The House of Lords calls for urgent government action to support the post-pandemic workplace, in particular to ensure that digital progress continues but without marginalising people and also to ensure that jobs lost to digitisation are replaced. The inquiry heard time and again that the most disadvantaged and marginalised people in society were being further marginalised and disadvantaged because they did not have the money to pay for an internet connection and a computer, did not have the appropriate space at home, or did not have the skills and confidence to fully participate in the online world.
Job losses arising from digitisation could have a larger impact on particular communities – of the 1.5 million people in England in jobs most vulnerable to automation, 70% are women and 99% do not have higher education degrees. The report suggests that the Government should explore how personal learning accounts could future-proof roles most at risk by providing workers with an annual training allowance. In particular, it was recommended that this should first be given to furloughed workers who have not been in work for over a year.

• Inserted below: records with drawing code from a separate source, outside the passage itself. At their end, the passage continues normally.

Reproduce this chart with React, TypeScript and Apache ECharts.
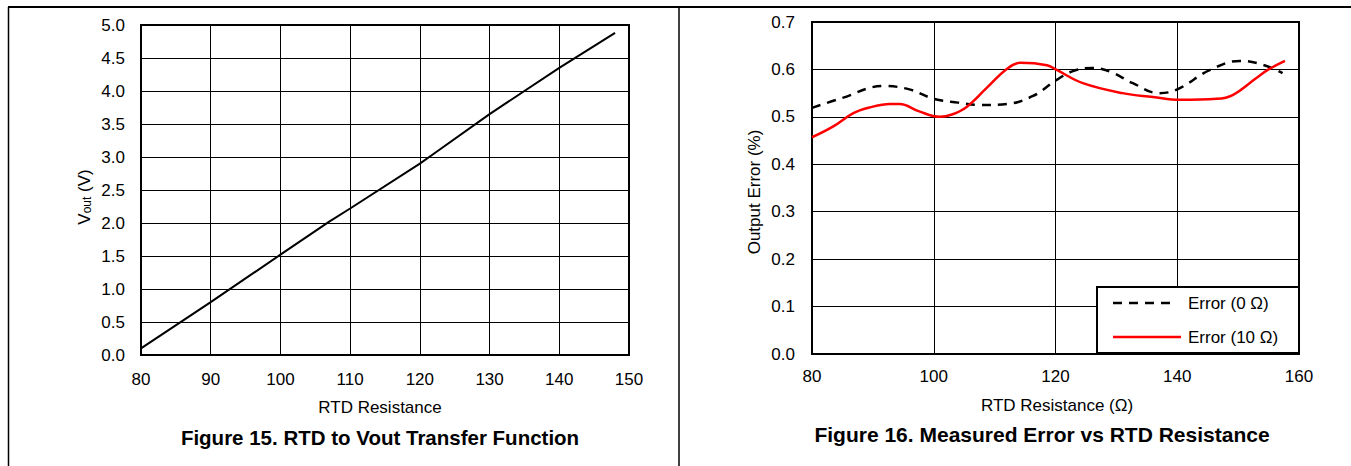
import React, { useEffect, useRef } from "react";
import * as echarts from "echarts";

// Figure 15: RTD to Vout transfer function
const vRes = [80, 90, 100, 107, 110, 120, 122, 130, 140, 148];
const vOut = [0.1, 0.8, 1.52, 2.02, 2.22, 2.9, 3.05, 3.65, 4.35, 4.88];

// Figure 16: measured error vs RTD resistance
const err0Res = [80, 85, 91.7, 96, 100, 104, 107.6, 112, 116.3, 120.2, 123, 126, 129, 132.7, 137, 140, 145.4, 150.3, 154, 157.3];
const err0Val = [0.519, 0.54, 0.565, 0.558, 0.538, 0.53, 0.525, 0.527, 0.544, 0.578, 0.597, 0.603, 0.595, 0.571, 0.55, 0.558, 0.599, 0.618, 0.61, 0.592];
const err10Res = [80, 83.5, 86.8, 89.5, 92.8, 94.4, 97.5, 101, 103, 105.4, 108.7, 112, 114.2, 118.6, 120.2, 124.5, 131, 136, 140.4, 146.5, 149.1, 153, 155, 157.7];
const err10Val = [0.457, 0.48, 0.508, 0.52, 0.527, 0.527, 0.512, 0.5, 0.505, 0.521, 0.561, 0.601, 0.614, 0.609, 0.599, 0.571, 0.55, 0.542, 0.536, 0.538, 0.546, 0.582, 0.6, 0.618];

const FONT = "Liberation Sans";

export default function App() {
  const ref = useRef<HTMLDivElement>(null);
  useEffect(() => {
    if (!ref.current) return;
    const chart = echarts.init(ref.current, undefined, { renderer: "svg" });
    const axisLabel = { color: "#000", fontSize: 17, fontFamily: FONT };
    const split = { show: true, lineStyle: { color: "#000", width: 1 } };
    chart.setOption({
      animation: false,
      backgroundColor: "#fff",
      grid: [
        { left: 141, top: 25, width: 488, height: 330, show: true, borderColor: "#000", borderWidth: 2, z: 3 },
        { left: 812, top: 22, width: 487, height: 332, show: true, borderColor: "#000", borderWidth: 2, z: 3 },
      ],
      xAxis: [
        {
          gridIndex: 0, type: "value", min: 80, max: 150, interval: 10,
          axisLine: { show: false }, axisTick: { show: false }, splitLine: split,
          axisLabel: { ...axisLabel, margin: 16 },
        },
        {
          gridIndex: 1, type: "value", min: 80, max: 160, interval: 20,
          axisLine: { show: false }, axisTick: { show: false }, splitLine: split,
          axisLabel: { ...axisLabel, margin: 14 },
        },
      ],
      yAxis: [
        {
          gridIndex: 0, type: "value", min: 0, max: 5, interval: 0.5,
          axisLine: { show: false }, axisTick: { show: false }, splitLine: split,
          axisLabel: { ...axisLabel, margin: 16, formatter: (v: number) => v.toFixed(1) },
        },
        {
          gridIndex: 1, type: "value", min: 0, max: 0.7, interval: 0.1,
          axisLine: { show: false }, axisTick: { show: false }, splitLine: split,
          axisLabel: { ...axisLabel, margin: 17, formatter: (v: number) => v.toFixed(1) },
        },
      ],
      series: [
        {
          type: "line", xAxisIndex: 0, yAxisIndex: 0, showSymbol: false, symbol: "none",
          data: vRes.map((x, i) => [x, vOut[i]]),
          lineStyle: { color: "#000", width: 2 },
        },
        {
          type: "line", name: "Error (0 Ω)", xAxisIndex: 1, yAxisIndex: 1, symbol: "none", smooth: 0.4,
          data: err0Res.map((x, i) => [x, err0Val[i]]),
          lineStyle: { color: "#000", width: 2.5, type: [9, 7] },
        },
        {
          type: "line", name: "Error (10 Ω)", xAxisIndex: 1, yAxisIndex: 1, symbol: "none", smooth: 0.4,
          data: err10Res.map((x, i) => [x, err10Val[i]]),
          lineStyle: { color: "#ff0000", width: 2.5 },
        },
      ],
      graphic: [
        { type: "line", shape: { x1: 8, y1: 7, x2: 1351, y2: 7 }, style: { stroke: "#000", lineWidth: 2 } },
        { type: "line", shape: { x1: 8.5, y1: 7, x2: 8.5, y2: 466 }, style: { stroke: "#000", lineWidth: 1.5 } },
        { type: "line", shape: { x1: 679, y1: 7, x2: 679, y2: 466 }, style: { stroke: "#000", lineWidth: 1.5 } },
        {
          type: "text", x: 84, y: 197, rotation: Math.PI / 2,
          style: {
            text: "V{s|out} (V)", fill: "#000", font: `17px '${FONT}'`, align: "center", verticalAlign: "middle",
            rich: { s: { fontSize: 12, fontFamily: FONT, verticalAlign: "bottom", padding: [6, 0, 0, 0] } },
          },
        },
        { type: "text", x: 380, y: 407, style: { text: "RTD Resistance", fill: "#000", font: `17px '${FONT}'`, align: "center", verticalAlign: "middle" } },
        { type: "text", x: 380, y: 437, style: { text: "Figure 15. RTD to Vout Transfer Function", fill: "#000", font: `bold 20.5px '${FONT}'`, align: "center", verticalAlign: "middle" } },
        { type: "text", x: 754, y: 192, rotation: Math.PI / 2, style: { text: "Output Error (%)", fill: "#000", font: `17px '${FONT}'`, align: "center", verticalAlign: "middle" } },
        { type: "text", x: 1057, y: 405, style: { text: "RTD Resistance (Ω)", fill: "#000", font: `17px '${FONT}'`, align: "center", verticalAlign: "middle" } },
        { type: "text", x: 1042, y: 434, style: { text: "Figure 16. Measured Error vs RTD Resistance", fill: "#000", font: `bold 21px '${FONT}'`, align: "center", verticalAlign: "middle" } },
        // legend box
        { type: "rect", z: 10, shape: { x: 1097, y: 287, width: 202, height: 66 }, style: { fill: "#fff", stroke: "#000", lineWidth: 2 } },
        { type: "line", z: 11, shape: { x1: 1113, y1: 303, x2: 1175, y2: 303 }, style: { stroke: "#000", lineWidth: 2.5, lineDash: [9, 7] } },
        { type: "text", z: 11, x: 1188, y: 303, style: { text: "Error (0 Ω)", fill: "#000", font: `17px '${FONT}'`, verticalAlign: "middle" } },
        { type: "line", z: 11, shape: { x1: 1113, y1: 337, x2: 1181, y2: 337 }, style: { stroke: "#ff0000", lineWidth: 2.5 } },
        { type: "text", z: 11, x: 1188, y: 337, style: { text: "Error (10 Ω)", fill: "#000", font: `17px '${FONT}'`, verticalAlign: "middle" } },
      ],
    });
    return () => chart.dispose();
  }, []);
  return <div ref={ref} style={{ position: "absolute", left: 0, top: 0, width: 1351, height: 466 }} />;
}
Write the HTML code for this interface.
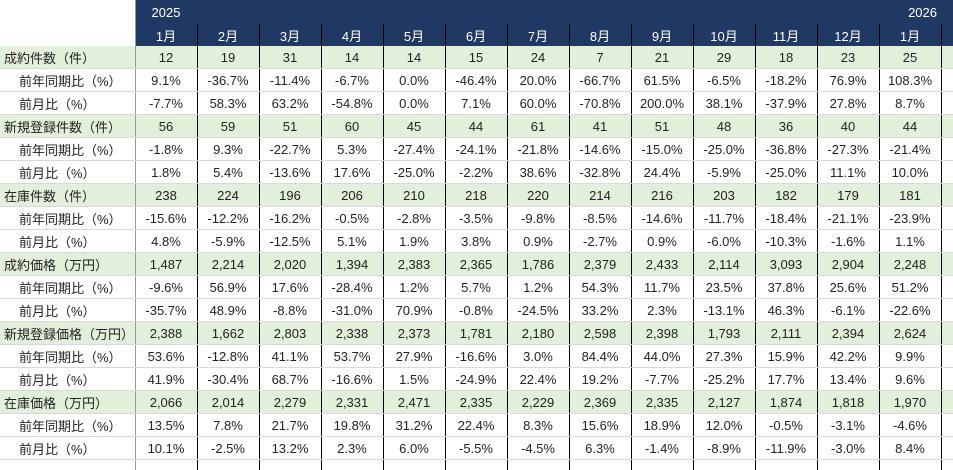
<!DOCTYPE html>
<html><head><meta charset="utf-8"><style>
body{margin:0;width:953px;height:468px;overflow:hidden;background:#fff;font-family:"Liberation Sans","Noto Sans CJK JP",sans-serif;font-size:13px;color:#222}
table{border-collapse:collapse;table-layout:fixed;position:absolute;left:0;top:0}
td{height:22px;padding:0;text-align:center;border-bottom:1px solid #d9d9d9;border-left:1.5px solid #000;white-space:nowrap;overflow:hidden}
td.l{text-align:left;border-left:none;border-right:1.5px solid #999;padding-left:4px}
td.s{padding-left:19px}
tr.g td{background:#e2efda}
tr.h td{background:#203864;color:#fff;border-bottom:none;border-left:none}
tr.m td{background:#203864;color:#fff;border-bottom:none}
tr.h td.l,tr.m td.l{background:#fff;border-right:1.5px solid #999}
tr.e td{border-bottom:none;height:10px}
</style></head><body>
<table>
<colgroup><col style="width:135px"><col span="13" style="width:62px"><col style="width:12px"></colgroup>
<tr class="h" style="height:24px"><td class="l"></td><td style="text-align:left;padding-left:16px">2025</td><td></td><td></td><td></td><td></td><td></td><td></td><td></td><td></td><td></td><td></td><td></td><td style="text-align:right;padding-right:4px;overflow:visible">2026</td><td></td></tr>
<tr class="m"><td class="l"></td><td>1月</td><td>2月</td><td>3月</td><td>4月</td><td>5月</td><td>6月</td><td>7月</td><td>8月</td><td>9月</td><td>10月</td><td>11月</td><td>12月</td><td>1月</td><td></td></tr>
<tr class="g"><td class="l">成約件数（件）</td><td>12</td><td>19</td><td>31</td><td>14</td><td>14</td><td>15</td><td>24</td><td>7</td><td>21</td><td>29</td><td>18</td><td>23</td><td>25</td><td></td></tr>
<tr><td class="l s">前年同期比（%）</td><td>9.1%</td><td>-36.7%</td><td>-11.4%</td><td>-6.7%</td><td>0.0%</td><td>-46.4%</td><td>20.0%</td><td>-66.7%</td><td>61.5%</td><td>-6.5%</td><td>-18.2%</td><td>76.9%</td><td>108.3%</td><td></td></tr>
<tr><td class="l s">前月比（%）</td><td>-7.7%</td><td>58.3%</td><td>63.2%</td><td>-54.8%</td><td>0.0%</td><td>7.1%</td><td>60.0%</td><td>-70.8%</td><td>200.0%</td><td>38.1%</td><td>-37.9%</td><td>27.8%</td><td>8.7%</td><td></td></tr>
<tr class="g"><td class="l">新規登録件数（件）</td><td>56</td><td>59</td><td>51</td><td>60</td><td>45</td><td>44</td><td>61</td><td>41</td><td>51</td><td>48</td><td>36</td><td>40</td><td>44</td><td></td></tr>
<tr><td class="l s">前年同期比（%）</td><td>-1.8%</td><td>9.3%</td><td>-22.7%</td><td>5.3%</td><td>-27.4%</td><td>-24.1%</td><td>-21.8%</td><td>-14.6%</td><td>-15.0%</td><td>-25.0%</td><td>-36.8%</td><td>-27.3%</td><td>-21.4%</td><td></td></tr>
<tr><td class="l s">前月比（%）</td><td>1.8%</td><td>5.4%</td><td>-13.6%</td><td>17.6%</td><td>-25.0%</td><td>-2.2%</td><td>38.6%</td><td>-32.8%</td><td>24.4%</td><td>-5.9%</td><td>-25.0%</td><td>11.1%</td><td>10.0%</td><td></td></tr>
<tr class="g"><td class="l">在庫件数（件）</td><td>238</td><td>224</td><td>196</td><td>206</td><td>210</td><td>218</td><td>220</td><td>214</td><td>216</td><td>203</td><td>182</td><td>179</td><td>181</td><td></td></tr>
<tr><td class="l s">前年同期比（%）</td><td>-15.6%</td><td>-12.2%</td><td>-16.2%</td><td>-0.5%</td><td>-2.8%</td><td>-3.5%</td><td>-9.8%</td><td>-8.5%</td><td>-14.6%</td><td>-11.7%</td><td>-18.4%</td><td>-21.1%</td><td>-23.9%</td><td></td></tr>
<tr><td class="l s">前月比（%）</td><td>4.8%</td><td>-5.9%</td><td>-12.5%</td><td>5.1%</td><td>1.9%</td><td>3.8%</td><td>0.9%</td><td>-2.7%</td><td>0.9%</td><td>-6.0%</td><td>-10.3%</td><td>-1.6%</td><td>1.1%</td><td></td></tr>
<tr class="g"><td class="l">成約価格（万円）</td><td>1,487</td><td>2,214</td><td>2,020</td><td>1,394</td><td>2,383</td><td>2,365</td><td>1,786</td><td>2,379</td><td>2,433</td><td>2,114</td><td>3,093</td><td>2,904</td><td>2,248</td><td></td></tr>
<tr><td class="l s">前年同期比（%）</td><td>-9.6%</td><td>56.9%</td><td>17.6%</td><td>-28.4%</td><td>1.2%</td><td>5.7%</td><td>1.2%</td><td>54.3%</td><td>11.7%</td><td>23.5%</td><td>37.8%</td><td>25.6%</td><td>51.2%</td><td></td></tr>
<tr><td class="l s">前月比（%）</td><td>-35.7%</td><td>48.9%</td><td>-8.8%</td><td>-31.0%</td><td>70.9%</td><td>-0.8%</td><td>-24.5%</td><td>33.2%</td><td>2.3%</td><td>-13.1%</td><td>46.3%</td><td>-6.1%</td><td>-22.6%</td><td></td></tr>
<tr class="g"><td class="l">新規登録価格（万円）</td><td>2,388</td><td>1,662</td><td>2,803</td><td>2,338</td><td>2,373</td><td>1,781</td><td>2,180</td><td>2,598</td><td>2,398</td><td>1,793</td><td>2,111</td><td>2,394</td><td>2,624</td><td></td></tr>
<tr><td class="l s">前年同期比（%）</td><td>53.6%</td><td>-12.8%</td><td>41.1%</td><td>53.7%</td><td>27.9%</td><td>-16.6%</td><td>3.0%</td><td>84.4%</td><td>44.0%</td><td>27.3%</td><td>15.9%</td><td>42.2%</td><td>9.9%</td><td></td></tr>
<tr><td class="l s">前月比（%）</td><td>41.9%</td><td>-30.4%</td><td>68.7%</td><td>-16.6%</td><td>1.5%</td><td>-24.9%</td><td>22.4%</td><td>19.2%</td><td>-7.7%</td><td>-25.2%</td><td>17.7%</td><td>13.4%</td><td>9.6%</td><td></td></tr>
<tr class="g"><td class="l">在庫価格（万円）</td><td>2,066</td><td>2,014</td><td>2,279</td><td>2,331</td><td>2,471</td><td>2,335</td><td>2,229</td><td>2,369</td><td>2,335</td><td>2,127</td><td>1,874</td><td>1,818</td><td>1,970</td><td></td></tr>
<tr><td class="l s">前年同期比（%）</td><td>13.5%</td><td>7.8%</td><td>21.7%</td><td>19.8%</td><td>31.2%</td><td>22.4%</td><td>8.3%</td><td>15.6%</td><td>18.9%</td><td>12.0%</td><td>-0.5%</td><td>-3.1%</td><td>-4.6%</td><td></td></tr>
<tr><td class="l s">前月比（%）</td><td>10.1%</td><td>-2.5%</td><td>13.2%</td><td>2.3%</td><td>6.0%</td><td>-5.5%</td><td>-4.5%</td><td>6.3%</td><td>-1.4%</td><td>-8.9%</td><td>-11.9%</td><td>-3.0%</td><td>8.4%</td><td></td></tr>
<tr class="e"><td class="l"></td><td></td><td></td><td></td><td></td><td></td><td></td><td></td><td></td><td></td><td></td><td></td><td></td><td></td><td></td></tr>
</table>
</body></html>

It is clear that the workplace has changed enormously during the last year with the growth of platform working, digital monitoring and ‘epresenteeism’ posing risks for wellbeing in work. However, employment practice, policy and legislation have failed to catch up with the hybrid reality of today’s workplace. The report recommends new employment policies and regulation to deal with the current, and future, changes to our working conditions, and the relationship between employee and employer. Issues identified include a right to disconnect, responsibilities for meeting the costs of remote working, rights for platform workers, the use of workplace monitoring and surveillance, and giving workers a right to access data about their performance.